In one offseason, Jones has gone from a mismatched collection of undersized players and one oversized tuba player, to a long and fast roster loaded with a number of future NBA players. More importantly, he’s injected life into a program that didn’t have a pulse under former coach Trent Johnson.
Quite a transformation, but Jones pulled off his greatest magic trick yet on Tuesday morning when the Tigers landed a commitment from class of 2015 — stud Ben Simmons.
The 6-foot-10-inch Australian power forward is the No. 4 recruit in the country, according to ESPN.com. Jones and company beat out basketball factories Kentucky, Duke and Kansas for his services.
Think about that for a second. Coaches like John Calipari, Bill Self and Mike Krzyzewski don’t need to recruit; their programs are at a level where they can practically select what players they want.
Those three coaches essentially divvy up the top high school players amongst themselves. They combined to claim eight of the top 10 recruits in the country from the class of 2013.
Jones signed Jarell Martin last year, so Simmons isn’t his first elite signing. But it is easily the most impressive.
Martin is a Baton Rouge native that Jones simply needed to convince to stay home. Simmons is an Aussie playing at Montverde Academy in Florida, but Jones got him to commit a year early nonetheless.
The most logical explanation is that Jones is in fact a wizard.
Obviously, the magician never reveals his secrets, especially to the media, but a closer look at Simmons’ commitment reveals that it isn’t as supernatural as it appears on first glance. The real magic trick may be as simple as having some inside ties.

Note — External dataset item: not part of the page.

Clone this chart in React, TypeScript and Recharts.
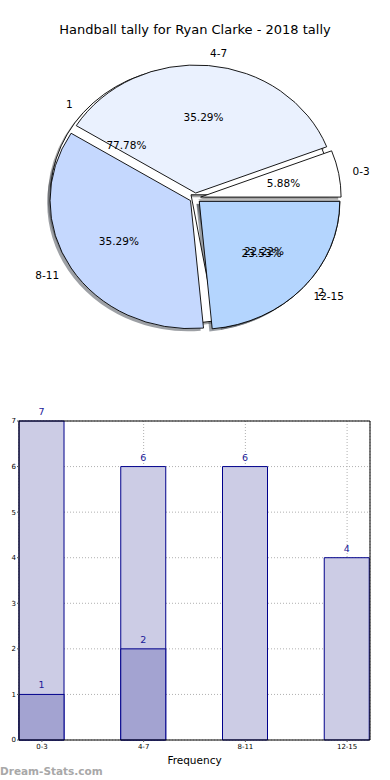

LSU assistant coach David Patrick is the prized recruit’s godfather and played alongside his father, Dave Simmons, during his career in Australia. Another possible factor is that, earlier this week Jones signed Simmons’ current teammate, three-star class of 2014 point guard Jalyn Patterson.
Familiar faces should make Baton Rouge feel like home to Simmons, and I think that made all the difference in Jones stealing him out from under programs that, frankly, have been on another level than LSU for a long time.
So maybe Jones isn’t a basketball sorcerer. Perhaps he is instead a skilled architect, setting the foundation to bring LSU hoops to the upper echelon of the programs he beat out to get Simmons.
Jones already brought in one elite recruiting class, and with Simmons on board, there will be many more coming down the pipeline.
It would take something supernatural for basketball to unseat football as the elite program at LSU. Jones would need to be an actual wizard in order to make that happen, but I think he’d settle for opening up a basketball factory that gives Les Miles and company a run for their money.